American TV news anchor and guitarist

Mark Wilson (born 1969) is an American television news anchor with WTVT FOX 13 Tampa. and the lead guitarist in the band The Wilson Van, formerly known as Van Wilson, with his brothers Paul and actor/singer Patrick Wilson.

==Journalism/TV news==

Mark has received several honors and awards for his reporting.
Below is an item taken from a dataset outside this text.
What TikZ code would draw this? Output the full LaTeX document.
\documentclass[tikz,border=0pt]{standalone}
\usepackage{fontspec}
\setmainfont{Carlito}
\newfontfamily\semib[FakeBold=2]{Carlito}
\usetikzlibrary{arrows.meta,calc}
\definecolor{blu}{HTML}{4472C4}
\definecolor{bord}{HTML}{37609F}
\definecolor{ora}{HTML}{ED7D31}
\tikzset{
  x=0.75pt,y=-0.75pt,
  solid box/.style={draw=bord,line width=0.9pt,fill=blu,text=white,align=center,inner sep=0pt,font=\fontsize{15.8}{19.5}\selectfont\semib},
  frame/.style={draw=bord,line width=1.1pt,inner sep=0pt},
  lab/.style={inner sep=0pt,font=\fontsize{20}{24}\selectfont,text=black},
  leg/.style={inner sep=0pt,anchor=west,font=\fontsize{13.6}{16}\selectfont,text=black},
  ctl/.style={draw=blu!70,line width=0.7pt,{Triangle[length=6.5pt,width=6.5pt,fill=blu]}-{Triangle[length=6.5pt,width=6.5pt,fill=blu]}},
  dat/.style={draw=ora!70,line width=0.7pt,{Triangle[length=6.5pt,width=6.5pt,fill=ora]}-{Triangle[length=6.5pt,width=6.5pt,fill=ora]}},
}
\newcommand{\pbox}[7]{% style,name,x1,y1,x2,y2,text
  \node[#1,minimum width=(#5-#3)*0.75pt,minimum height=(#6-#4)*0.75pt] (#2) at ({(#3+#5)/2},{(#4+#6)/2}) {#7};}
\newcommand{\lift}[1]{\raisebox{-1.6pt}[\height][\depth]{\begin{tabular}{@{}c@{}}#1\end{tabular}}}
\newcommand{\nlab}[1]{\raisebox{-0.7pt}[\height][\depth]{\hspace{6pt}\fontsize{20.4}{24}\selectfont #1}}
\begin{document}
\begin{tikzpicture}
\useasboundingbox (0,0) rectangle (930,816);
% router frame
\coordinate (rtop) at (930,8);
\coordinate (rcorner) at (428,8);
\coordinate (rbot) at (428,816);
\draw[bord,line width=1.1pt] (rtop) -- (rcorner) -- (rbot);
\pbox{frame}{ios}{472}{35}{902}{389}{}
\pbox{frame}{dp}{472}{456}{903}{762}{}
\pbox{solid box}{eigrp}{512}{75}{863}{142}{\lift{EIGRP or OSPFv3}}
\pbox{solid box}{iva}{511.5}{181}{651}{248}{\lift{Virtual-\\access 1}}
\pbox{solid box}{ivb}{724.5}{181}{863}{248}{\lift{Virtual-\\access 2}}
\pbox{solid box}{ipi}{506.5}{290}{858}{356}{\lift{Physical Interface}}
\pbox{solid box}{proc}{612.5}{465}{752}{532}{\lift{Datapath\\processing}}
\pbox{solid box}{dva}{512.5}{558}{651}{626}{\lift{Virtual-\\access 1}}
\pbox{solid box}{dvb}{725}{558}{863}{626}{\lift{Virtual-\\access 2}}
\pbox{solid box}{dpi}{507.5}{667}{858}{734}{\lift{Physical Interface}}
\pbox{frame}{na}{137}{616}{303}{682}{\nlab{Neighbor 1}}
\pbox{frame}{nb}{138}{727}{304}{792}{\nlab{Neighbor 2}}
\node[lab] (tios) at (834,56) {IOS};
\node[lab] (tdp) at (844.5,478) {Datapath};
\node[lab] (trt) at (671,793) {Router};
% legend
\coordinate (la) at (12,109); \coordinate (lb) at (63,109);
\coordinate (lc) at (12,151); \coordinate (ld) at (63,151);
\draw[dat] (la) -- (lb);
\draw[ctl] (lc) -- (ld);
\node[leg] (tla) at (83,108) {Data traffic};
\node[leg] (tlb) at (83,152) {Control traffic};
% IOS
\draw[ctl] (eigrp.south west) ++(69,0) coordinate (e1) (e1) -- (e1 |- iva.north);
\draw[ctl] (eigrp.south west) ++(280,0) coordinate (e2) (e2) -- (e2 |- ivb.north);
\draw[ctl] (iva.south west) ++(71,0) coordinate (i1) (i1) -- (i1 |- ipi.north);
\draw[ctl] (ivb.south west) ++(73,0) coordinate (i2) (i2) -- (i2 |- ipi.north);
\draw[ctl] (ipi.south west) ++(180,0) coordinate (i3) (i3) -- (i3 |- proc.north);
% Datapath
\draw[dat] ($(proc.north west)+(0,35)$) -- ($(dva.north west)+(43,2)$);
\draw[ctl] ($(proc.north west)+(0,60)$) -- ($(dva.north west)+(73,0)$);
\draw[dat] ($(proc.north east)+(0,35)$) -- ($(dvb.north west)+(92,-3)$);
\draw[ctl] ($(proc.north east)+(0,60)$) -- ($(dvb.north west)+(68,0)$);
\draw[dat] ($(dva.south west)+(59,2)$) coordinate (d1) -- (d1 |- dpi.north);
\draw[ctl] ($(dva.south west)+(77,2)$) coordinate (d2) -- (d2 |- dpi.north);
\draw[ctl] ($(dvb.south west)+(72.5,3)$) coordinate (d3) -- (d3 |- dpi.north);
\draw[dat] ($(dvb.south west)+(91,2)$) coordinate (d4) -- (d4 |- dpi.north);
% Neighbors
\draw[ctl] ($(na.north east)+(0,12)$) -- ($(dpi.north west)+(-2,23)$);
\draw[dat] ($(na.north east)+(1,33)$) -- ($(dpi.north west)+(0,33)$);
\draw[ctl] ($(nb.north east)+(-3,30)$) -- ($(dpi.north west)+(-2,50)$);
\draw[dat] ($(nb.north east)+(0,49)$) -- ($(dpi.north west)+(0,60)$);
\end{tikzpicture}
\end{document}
He was honored by the Society of Professional Journalists in 2006 for his series of reports from the front line of battle in Iraq while embedded with a group of Tampa Bay Area Army Reservists and has multiple Emmy awards from the Suncoast Chapter of the National Academy of Television Arts and Sciences winning Emmys for his live and social media reporting from the Alabama tornadoes of 2011 and for a story on damaged iPhone screens in 2013.
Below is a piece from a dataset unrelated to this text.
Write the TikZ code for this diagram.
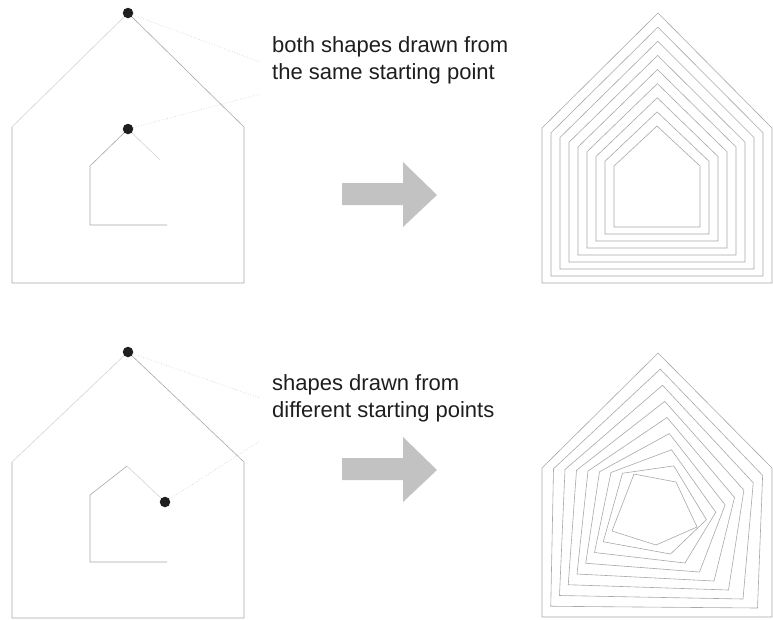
\documentclass[tikz,border=0pt]{standalone}
\usepackage{fontspec}
\setmainfont{Liberation Sans}
\usepackage{tikz}
\usetikzlibrary{calc}
\definecolor{inkdark}{HTML}{1E1E1E}
\definecolor{strokegrey}{HTML}{A8A8A8}
\definecolor{fadegrey}{HTML}{D4D4D4}
\definecolor{arrowgrey}{HTML}{C2C2C2}
\tikzset{
  housestroke/.style={draw=strokegrey,line width=0.6pt,line join=miter},
  fadestroke/.style={draw=fadegrey,line width=0.6pt},
  leader/.style={draw=fadegrey,line width=0.7pt,dotted},
  dotmark/.style={circle,fill=inkdark,inner sep=0pt,minimum size=10.5pt},
  caption/.style={anchor=north west,inner sep=0pt,align=left,text=inkdark,
    font=\fontsize{22}{27}\selectfont},
  blockarrow/.style={fill=arrowgrey,draw=none}
}

\begin{document}
\begin{tikzpicture}[x=1pt,y=-1pt]
\useasboundingbox (0,0) rectangle (773,619);

% --- top row: same starting point ---
\draw[housestroke] (128,13) -- (244,127) -- (244,283) -- (12,283) -- (12,127);
\draw[fadestroke] (12,127) -- (128,13);
\draw[housestroke] (128,129) -- (90,166) -- (90,225) -- (167,225);
\draw[fadestroke] (128,129) -- (160,160);
\node[dotmark] (topouter) at (128,13) {};
\node[dotmark] (topinner) at (128,129) {};
\node[caption] (topnote) at (272,36) {both shapes drawn from\\the same starting point};
\coordinate (topouterend) at (260,62);
\coordinate (topinnerend) at (260,94);
\draw[leader] (topouter) -- (topouterend);
\draw[leader] (topinner) -- (topinnerend);

% morph, corners matched
\coordinate (oA) at (658,13);  \coordinate (iA) at (657,126);
\coordinate (oB) at (772,128); \coordinate (iB) at (700,166);
\coordinate (oC) at (772,283); \coordinate (iC) at (700,227);
\coordinate (oD) at (542,283); \coordinate (iD) at (614,227);
\coordinate (oE) at (542,128); \coordinate (iE) at (614,166);
\foreach \t in {0,0.125,...,1.01}
  \draw[housestroke] ($(oA)!\t!(iA)$) -- ($(oB)!\t!(iB)$) -- ($(oC)!\t!(iC)$)
    -- ($(oD)!\t!(iD)$) -- ($(oE)!\t!(iE)$) -- cycle;

% --- bottom row: different starting points ---
\draw[housestroke] (128,352) -- (244,462) -- (244,618) -- (12,618) -- (12,462);
\draw[fadestroke] (12,462) -- (128,352);
\draw[housestroke] (127,466) -- (90,495) -- (90,562) -- (167,562);
\draw[fadestroke] (165,502) -- (127,466);
\node[dotmark] (lowouter) at (128,352) {};
\node[dotmark] (lowinner) at (165,502) {};
\node[caption] (lownote) at (272,374) {shapes drawn from\\different starting points};
\coordinate (lowouterend) at (260,398);
\coordinate (lowinnerend) at (260,441);
\draw[leader] (lowouter) -- (lowouterend);
\draw[leader] (lowinner) -- (lowinnerend);

% morph, start moved half an edge along
\coordinate (pA) at (658,353); \coordinate (jA) at (676,482);
\coordinate (pB) at (772,468); \coordinate (jB) at (697,527);
\coordinate (pC) at (772,617); \coordinate (jC) at (656,545);
\coordinate (pD) at (542,617); \coordinate (jD) at (612,531);
\coordinate (pE) at (542,468); \coordinate (jE) at (634,474);
\foreach \t in {0,0.125,...,1.01}
  \draw[housestroke] ($(pA)!\t!(jA)$) -- ($(pB)!\t!(jB)$) -- ($(pC)!\t!(jC)$)
    -- ($(pD)!\t!(jD)$) -- ($(pE)!\t!(jE)$) -- cycle;

% block arrows
\foreach \dy in {0,275}
  \fill[blockarrow,yshift=-\dy] (342,183) -- (403,183) -- (403,162) -- (437,195)
    -- (403,227) -- (403,205) -- (342,205) -- cycle;
\end{tikzpicture}
\end{document}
A graduate of Florida State University, Mark worked at WNCN in Raleigh, NC in the mid 1990s and served as a regional correspondent for NBC. He joined WTVT in 1997 fulfilling a lifelong dream of working alongside his father, WTVT anchor John Wilson, who has been called a 'Walter Cronkite of Tampa Bay' following a career of more than 50 years television news anchoring in Norfolk, VA, Charlotte, NC, St. Louis, MO and Tampa/St. Pete, FL. Mark was chosen in 2005 by FOX to anchor and debut WTVT's first 11pm newscast (since becoming a FOX affiliate). and replaced anchor Kathy Fountain on WTVT's 5pm newscast in 2010. On November 5, 2014, his father John Wilson announced that Mark will take over WTVT's 6 & 10pm newscasts when John retired just before Thanksgiving 2014.

==Music/The Wilson Van==
Mark is an avid rock guitarist with a diverse musical background. He grew up playing the violin and singing in his mother's church choirs only later to be heavily influenced by Eddie Van Halen. Mark has written and recorded several tracks for independent films and usually auctions off some of his custom guitars at Wilson Van benefit concerts and other community events.

Today, Mark and his brothers Paul Wilson and actor/singer Patrick Wilson and brother-in-law Charles Tillman get together several times a year and take the stage to perform in their rock band The Wilson Van raising money for their favorite Tampa Bay area charities. They play a mix of Van Halen, Journey, and Bon Jovi tunes with some other covers and mix in some original songs as well.
The Wilson Van have since played charity shows for Academy Prep at 3 Daughters Brewing in St. Pete August 16, 2014, at Club Detroit in May 2013 raising money for the Gold Shield Foundation that provides scholarships for families of fallen first responders and at the State Theater in St. Pete in May 2012 raising money for Southeastern Guide Dogs' Paws for Patriots program that provides guide dogs to blind or injured veterans. With their busy schedules, the Wilson brothers rarely get time to practice for their events forcing them to collaborate with their iPhones via iMessage and via skype. Also in 2012, Mark accompanied his brother Patrick on stage at the Gershwin Theatre performing Sammy Hagar's "Eagles Fly" for the Broadway Blows Back benefit for victims of Hurricane Sandy.

==Personal life==
Mark (born 1969) is married and lives in St. Petersburg with his wife Angela.